The campus's highest honor for teaching excellence, the Distinguished Teaching Award underscores the profound impact instructors have on their students’ learning experiences and future careers.
Five UC Berkeley instructors have received the 2025 Distinguished Teaching Award, the campus’s highest honor for teaching excellence. The Academic Senate’s Committee on Teaching announced the selection on March 10, highlighting that this year’s recipients are “tremendously effective teachers” and that each of them “genuinely cares about and connects with their students.”
Given since 1957, the Distinguished Teaching Award underscores the profound impact instructors have on their students’ learning experiences and future careers.

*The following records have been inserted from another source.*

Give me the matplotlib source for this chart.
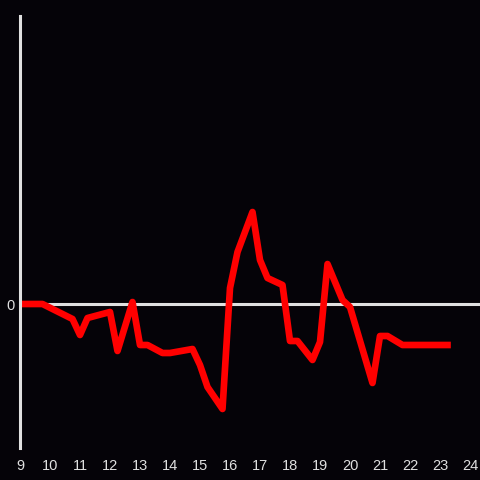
import matplotlib
matplotlib.use("Agg")
import matplotlib.pyplot as plt

# hour of day vs. value (relative to zero line)
hours = [9.0, 9.75, 10.75, 11.0, 11.25, 12.0, 12.25, 12.75, 13.0, 13.25,
         13.75, 14.0, 14.75, 15.0, 15.25, 15.75, 16.0, 16.25, 16.75, 17.0,
         17.25, 17.75, 18.0, 18.25, 18.75, 19.0, 19.25, 19.75, 20.0, 20.75,
         21.0, 21.25, 21.75, 23.25]
values = [0.0, 0.0, -1.5, -3.1, -1.4, -0.8, -4.7, 0.2, -4.1, -4.1,
          -4.9, -4.9, -4.5, -6.1, -8.3, -10.5, 1.6, 5.2, 9.2, 4.4,
          2.6, 1.9, -3.7, -3.7, -5.6, -3.8, 4.0, 0.4, -0.3, -7.9,
          -3.2, -3.2, -4.1, -4.1]
xticks = list(range(9, 25))

bg = "#050308"
fg = "#e0e0e0"

plt.rcParams["font.family"] = ["Liberation Sans", "DejaVu Sans"]

fig = plt.figure(figsize=(4.8, 4.8), dpi=100, facecolor=bg)
ax = fig.add_axes([20 / 480, 32 / 480, 460 / 480, 432 / 480], facecolor=bg)

ax.axhline(0, color=fg, lw=2.2, zorder=1)
ax.plot(hours, values, color="#ff0000", lw=4.8, zorder=2)

ax.set_xlim(9, 24 + 1 / 3)
ax.set_ylim(-14.4, 28.8)
ax.set_xticks(xticks)
ax.set_xticklabels([str(t) for t in xticks])
ax.set_yticks([0])
ax.set_yticklabels(["0"])
ax.tick_params(length=0, colors=fg, labelsize=10.5)
ax.tick_params(axis="x", pad=8)
ax.tick_params(axis="y", pad=4)

for side in ["top", "right", "bottom"]:
    ax.spines[side].set_visible(False)
ax.spines["left"].set_color(fg)
ax.spines["left"].set_linewidth(2.2)

fig.savefig("out.png", dpi=100, facecolor=bg)
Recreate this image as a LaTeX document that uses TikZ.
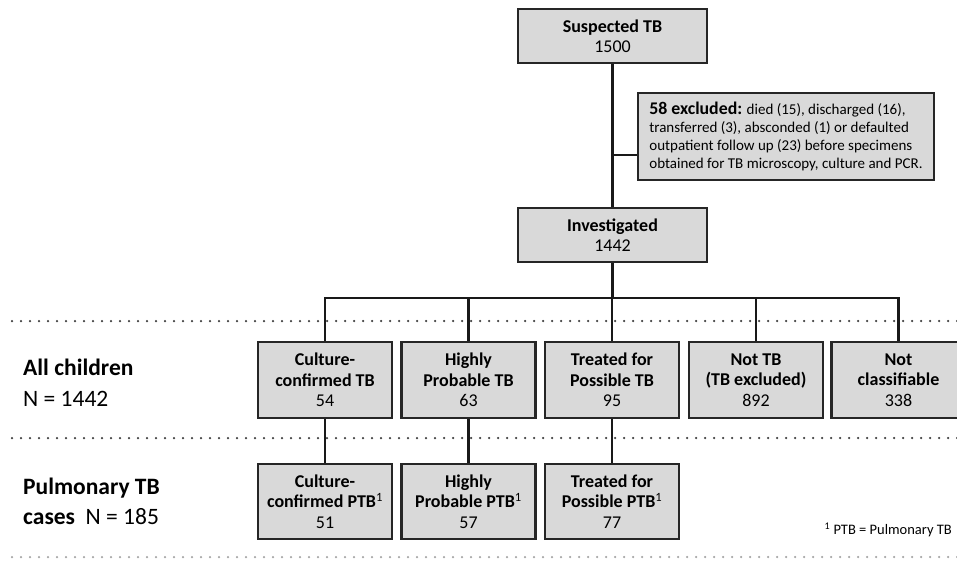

This year, the committee evaluated 95 nominations based on each teacher’s effective course design, ability to inspire independent thinking, enthusiasm in teaching and creation of an inclusive classroom.
The 2025 awardees are Helen Bateup, associate professor of neuroscience; Dan Garcia, teaching professor of computer science; Kranthi Mandadapu, associate professor of chemical and biomolecular engineering; Mark Sandberg, professor of Scandinavian and of film and media; and Sarah Stanley, associate professor of molecular and cell biology.
The recipients will be honored at the Distinguished Teaching Award Ceremony on Wednesday, April 23, at 5:30 p.m. in the West Pauley Ballroom, Martin Luther King Jr. Student Center. A reception will follow.